Duna, a fast-rising compliance tech startup founded by ex-Stripe executives Duco Van Lanschot and David Schreiber, has secured €10.7 million in seed funding to reimagine how businesses verify their identity. Backed by Index Ventures and a slate of high-profile angels including Adyen’s Pieter van der Does and former Snowflake CEO Frank Slootman, Duna aims to eliminate the pain and delays in Know Your Business (KYB) and Know Your Customer (KYC) processes through AI-powered automation.
With this funding, Duna plans to strengthen its foothold across Europe while laying the groundwork for global expansion. The startup’s core mission is bold: to build a reusable “digital passport” for businesses—so they can prove their identity instantly, securely, and without manual friction.
Fixing Identity’s “Last Mile”
The idea behind Duna was born out of frustration. During their years at Stripe, Schreiber and Van Lanschot saw firsthand how slow, manual identity checks clogged onboarding and compliance in regulated sectors. Even sending money abroad could involve a maze of back-and-forths, lost time, and inconsistent documentation. These experiences exposed the broken state of business identity infrastructure—a legacy burden that still fuels fraud, fines, and operational drag.
Van Lanschot recalls needing 16 interactions just to verify a payment. That inefficiency sparked a new vision: compliance tools that actually empower growth instead of slowing it down. “We’re building the future of digital trust for businesses,” says Schreiber. “If we can draft contracts using AI, why are we still faxing documents to prove identity?”
From Stripe to Building a Digital Identity Network
Founded in 2023 and operating between Germany and the Netherlands, Duna brings together top engineering talent from Stripe, Adyen, Airbnb, and Spotify. Their mission? Make compliance seamless through intelligent automation and reusable credentials.
Instead of clunky document uploads and slow approvals, Duna’s API-first platform uses AI to handle data collection, liveness checks, and biometric verification—reducing onboarding times from days to just a few hours. One enterprise client reported cutting their customer verification window from eight days to two hours.
But Duna isn’t just about speed—it’s about creating a shared infrastructure for trust. Much like Stripe transformed payments, Duna envisions a system where once a business verifies itself, that credential can be reused across other services—from banks to marketplaces—without repeating the process.
Why VCs and Operators Are Betting Big
The €50 billion identity verification market is ripe for change, and Index Ventures partner Jan Hammer—who also backed Adyen and Wise—believes Duna is well positioned to lead that shift. He cites the strength of the team and the clarity of their product vision as key reasons behind their investment.
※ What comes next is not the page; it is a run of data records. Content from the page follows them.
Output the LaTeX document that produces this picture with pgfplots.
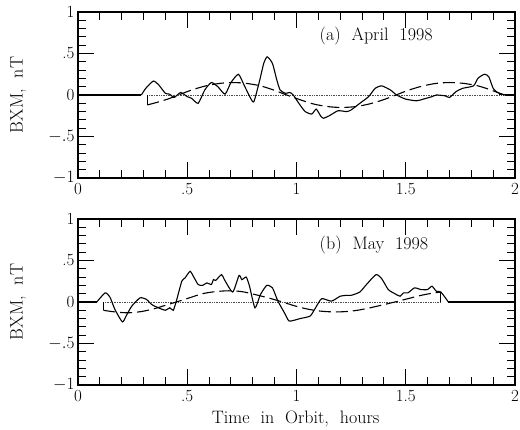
\documentclass[border=0pt]{standalone}
\usepackage{fontspec}
\usepackage{pgfplots}
\pgfplotsset{compat=1.18}

\pgfplotsset{
  orbitpanel/.style={
    scale only axis,
    width=437pt, height=166pt,
    xmin=0, xmax=2, ymin=-1, ymax=1,
    xtick={0,0.5,1,1.5,2},
    xticklabels={0,.5,1,1.5,2},
    ytick={-1,-0.5,0,0.5,1},
    yticklabels={$-1$,$-.5$,0,.5,1},
    minor x tick num=4,
    minor y tick num=4,
    tick align=inside,
    major tick length=16pt,
    minor tick length=8pt,
    every tick/.style={black, line width=1pt},
    axis line style={line width=1.2pt},
    tick label style={font=\fontsize{17}{20}\selectfont},
    xticklabel style={yshift=-2pt},
    ylabel={BXM,\ \ nT},
    every axis y label/.style={at={(axis description cs:-0.137,0.5)}, rotate=90,
      anchor=center, font=\fontsize{18}{21}\selectfont},
    clip=false,
  },
  datacurve/.style={black, line width=1.1pt, smooth, tension=0.35},
  modelcurve/.style={black, line width=1.1pt, dash pattern=on 12pt off 5pt},
  zeroline/.style={black!70, line width=0.7pt, densely dotted},
}

\begin{document}
\begin{tikzpicture}
% (a) April 1998
\begin{axis}[orbitpanel, at={(0,0)}, anchor=north west]
\addplot[zeroline] coordinates {(0.317,0) (1.95,0)};
\addplot[black, line width=1.1pt] coordinates {(0,0) (0.29,0)};
\addplot[datacurve] coordinates {
(0.29,0) (0.31,0.08) (0.345,0.168) (0.37,0.12) (0.40,0.02) (0.42,0.01)
(0.44,-0.03) (0.47,0.03) (0.50,-0.02) (0.52,-0.04) (0.55,-0.10) (0.58,0.06)
(0.61,0.15) (0.64,0.10) (0.673,0.01) (0.70,0.15) (0.734,0.25) (0.76,0.12)
(0.79,-0.04) (0.805,-0.08) (0.83,0.16) (0.85,0.38) (0.866,0.46) (0.89,0.38)
(0.91,0.18) (0.925,0.06) (0.95,0.02) (0.97,0.03) (0.985,0.0) (1.016,-0.12)
(1.04,-0.20) (1.07,-0.23) (1.09,-0.17) (1.11,-0.25) (1.123,-0.28) (1.15,-0.25)
(1.19,-0.19) (1.23,-0.20) (1.25,-0.18) (1.29,-0.10) (1.33,-0.02) (1.36,0.08)
(1.39,0.11) (1.43,0.06) (1.458,0) (1.50,-0.05) (1.55,-0.07) (1.58,-0.05)
(1.62,-0.02) (1.64,0) (1.68,-0.01) (1.70,-0.03) (1.73,0.04) (1.76,0.08)
(1.81,0.11) (1.83,0.20) (1.86,0.25) (1.88,0.22) (1.90,0.08) (1.92,0.03)
(1.954,0)
};
\addplot[black, line width=1.1pt] coordinates {(1.954,0) (2,0)};
\addplot[modelcurve] coordinates {(0.317,0) (0.317,-0.12)};
\addplot[modelcurve, smooth] coordinates {
(0.317,-0.12) (0.36,-0.09) (0.41,-0.05) (0.46,0) (0.52,0.06) (0.585,0.11)
(0.65,0.14) (0.71,0.15) (0.77,0.14) (0.835,0.11) (0.895,0.06) (0.955,0)
(1.02,-0.06) (1.08,-0.11) (1.145,-0.14) (1.205,-0.15) (1.27,-0.14) (1.33,-0.11)
(1.395,-0.06) (1.455,0) (1.515,0.06) (1.58,0.11) (1.64,0.14) (1.70,0.15)
(1.765,0.14) (1.83,0.11) (1.89,0.06) (1.95,0)
};
\node[anchor=west, font=\fontsize{18}{21}\selectfont] at (axis cs:1.09,0.71) {(a)\ \ April\ \ 1998};
\end{axis}

% (b) May 1998
\begin{axis}[orbitpanel, at={(0,-207pt)}, anchor=north west,
  xlabel={Time\ \ in\ \ Orbit,\ \ hours},
  every axis x label/.style={at={(axis description cs:0.498,-0.204)}, anchor=center,
    font=\fontsize{18}{21}\selectfont}]
\addplot[zeroline] coordinates {(0.116,0) (1.66,0)};
\addplot[black, line width=1.1pt] coordinates {(0,0) (0.086,0)};
\addplot[datacurve] coordinates {
(0.086,0) (0.124,0.11) (0.146,0.06) (0.169,-0.09) (0.203,-0.24) (0.22,-0.17)
(0.246,-0.05) (0.284,0.05) (0.314,0.03) (0.337,-0.03) (0.368,-0.07) (0.40,-0.10)
(0.42,-0.07) (0.436,-0.10) (0.45,0.01) (0.475,0.25) (0.49,0.29) (0.513,0.37)
(0.53,0.30) (0.55,0.21) (0.57,0.20) (0.59,0.23) (0.61,0.21) (0.62,0.27)
(0.63,0.26) (0.657,0.33) (0.67,0.27) (0.708,0.12) (0.737,0.32) (0.75,0.27)
(0.77,0.30) (0.785,0.19) (0.81,-0.07) (0.835,0.09) (0.864,0.20) (0.89,0.17)
(0.915,0.01) (0.947,-0.14) (0.967,-0.23) (1.016,-0.20) (1.062,-0.17) (1.085,-0.08)
(1.115,0.04) (1.16,0.01) (1.20,0.07) (1.23,0.08) (1.25,0.08) (1.29,0.12)
(1.32,0.21) (1.364,0.33) (1.39,0.28) (1.42,0.15) (1.45,0.10) (1.474,0.07)
(1.49,0.11) (1.51,0.11) (1.54,0.17) (1.57,0.15) (1.60,0.15) (1.62,0.19)
(1.64,0.13) (1.661,0.12) (1.695,0)
};
\addplot[black, line width=1.1pt] coordinates {(1.695,0) (2,0)};
\addplot[modelcurve] coordinates {(0.116,0) (0.116,-0.10)};
\addplot[modelcurve, smooth] coordinates {
(0.116,-0.10) (0.17,-0.12) (0.23,-0.13) (0.29,-0.115) (0.35,-0.08) (0.40,-0.04)
(0.45,0) (0.51,0.05) (0.57,0.10) (0.63,0.125) (0.69,0.135) (0.75,0.125)
(0.81,0.09) (0.87,0.05) (0.93,0.005) (0.99,-0.045) (1.05,-0.085) (1.11,-0.11)
(1.18,-0.12) (1.25,-0.11) (1.31,-0.085) (1.37,-0.05) (1.45,0) (1.51,0.04)
(1.57,0.08) (1.62,0.105) (1.66,0.12)
};
\addplot[black, line width=1.1pt] coordinates {(1.66,0.12) (1.66,0)};
\node[anchor=west, font=\fontsize{18}{21}\selectfont] at (axis cs:1.09,0.69) {(b)\ \ May\ \ 1998};
\end{axis}
\pgfresetboundingbox
\path (-78pt,12pt) rectangle (442pt,-418pt);
\end{tikzpicture}
\end{document}
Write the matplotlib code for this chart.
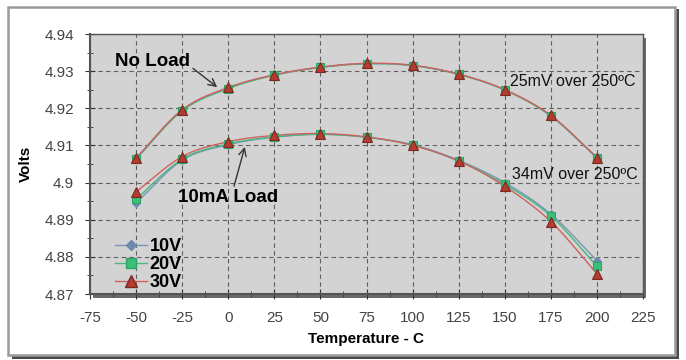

Pieter van der Does, who now advises Duna, draws a parallel to his own journey with Adyen. “They’re solving the same kind of deep complexity we faced when building global payments infrastructure.”
Duna’s adaptability is also winning over clients. Instead of offering a rigid solution, the platform allows for deep customization, supporting compliance standards like AMLD5, PSD2, and DAC7. Clients like Plaid and Sequra have seen significant onboarding conversion boosts since integrating Duna’s tools.
Rethinking Compliance as a Growth Lever
In today’s fast-moving AI world, where we generate images without cameras and write code without coding, business identity is still stuck in the past. Duna wants to change that. By treating identity verification as a network problem—and compliance as a product rather than a barrier—the startup is building foundational infrastructure for a more trusted digital economy.
Their goal? Turn KYB from a bureaucratic headache into a business accelerator. And with fresh funding, a killer team, and a clear product-market fit, Duna is well on its way to doing just that.